Prosecutors have been particularly aggressive in Iowa.
A study by the U.S. Sentencing Commission found that more than 47% of all drug defendants in Iowa’s southern federal court district ended up with mandatory minimum sentences in 2010 — the third-highest rate in the country. In the northern district, it was more than 40%, the sixth-highest rate. There’s even greater inconsistency in the use of 851 motions. In Iowa, they landed on about 80% of eligible offenders, according to sentencing commission data. In bordering Nebraska, the figure was 3%.
In a recent opinion, Bennett criticized the Justice Department for the “jaw-dropping, shocking disparity” in how prosecutors wielded the motions. He called the process “both whimsical and arbitrary, like a Wheel of Misfortune.”
Some say prosecutors will be reluctant to give up a powerful tool to break open cases — the ability to threaten recalcitrant witnesses with a long federal sentence if they don’t play ball.
“It is the underlying culture that you measure yourself with the lengths of sentences that you receive,” Brett Tolman, a former U.S. attorney in Utah, said at a Senate Judiciary Committee hearing.
One federal judge in Brooklyn, N.Y., said Holder’s policy didn’t go far enough to rein in prosecutors who routinely wielded 851 sentence enhancements as a “2-by-4 to the forehead” to force defendants to accept plea deals. If the Justice Department “cannot exercise its power … less destructively and less brutally, it doesn’t deserve to have the power at all,” wrote District Judge John Gleeson, a former prosecutor, in a sentencing opinion last month.
A Justice Department official said the agency would monitor drug cases across the country but was confident that prosecutors “understand that these new guidelines are aimed at ensuring federal laws are enforced more fairly, and federal resources are used more efficiently.”
The new policy has already led to some changes in Iowa.
In the southern district, the top prosecutor is Nicholas A. Klinefeldt, a former defense attorney with an unusual family history. His father is a convicted meth dealer who spent 10 years in federal prison, on a mandatory sentence doubled by an 851 motion. Klinefeldt said his office now declined smaller meth lab cases, avoided triggering mandatory minimums and rarely filed for 851 enhancements.

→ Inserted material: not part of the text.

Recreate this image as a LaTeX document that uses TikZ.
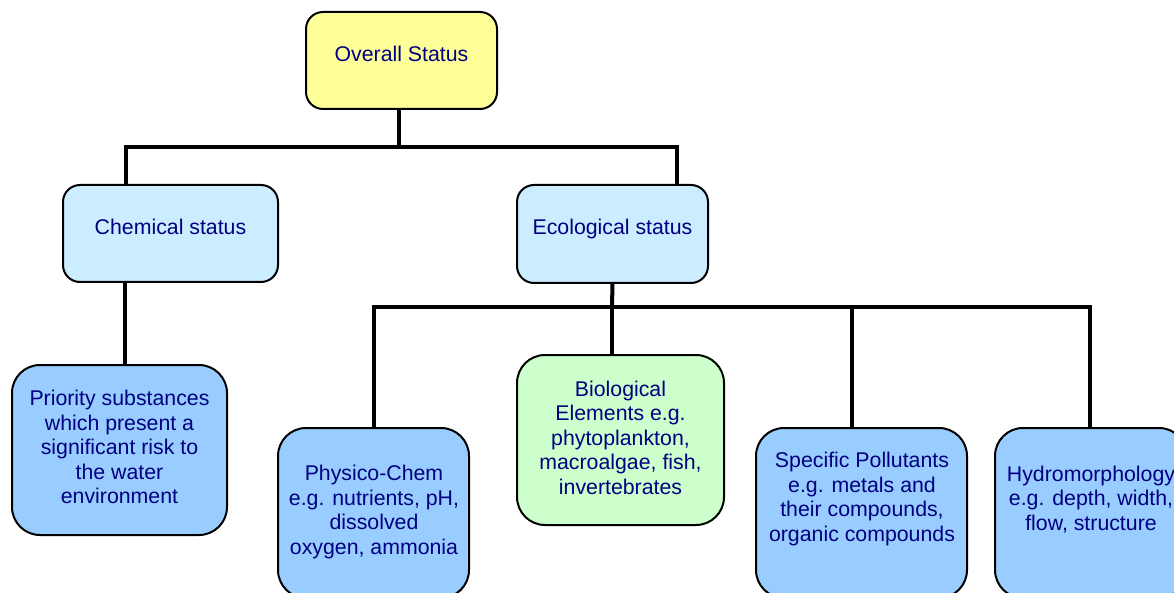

U.S. Atty. Sean Berry in the northern district had continued to seek tough sentences until Holder issued his memo, but said his office recently withdrew requests for double sentences for two drug offenders.
The shift comes too late for Newhouse, who received an 851 enhancement based on a state bust nine years earlier, when she was found with meth and psychedelic mushrooms.
Newhouse, 34, could have ended up with even more time. An addict since she was 15 with a string of drug-dealing boyfriends, she had other drug arrests. Prosecutors first classified her as a career offender; guidelines called for a 22-year sentence. But they decided that would be unfair and asked for 10 years, minus two years for cooperation.
“I was going to get years, regardless,” Newhouse said. “They took all that time I had to be away from my kids, and doubled it.”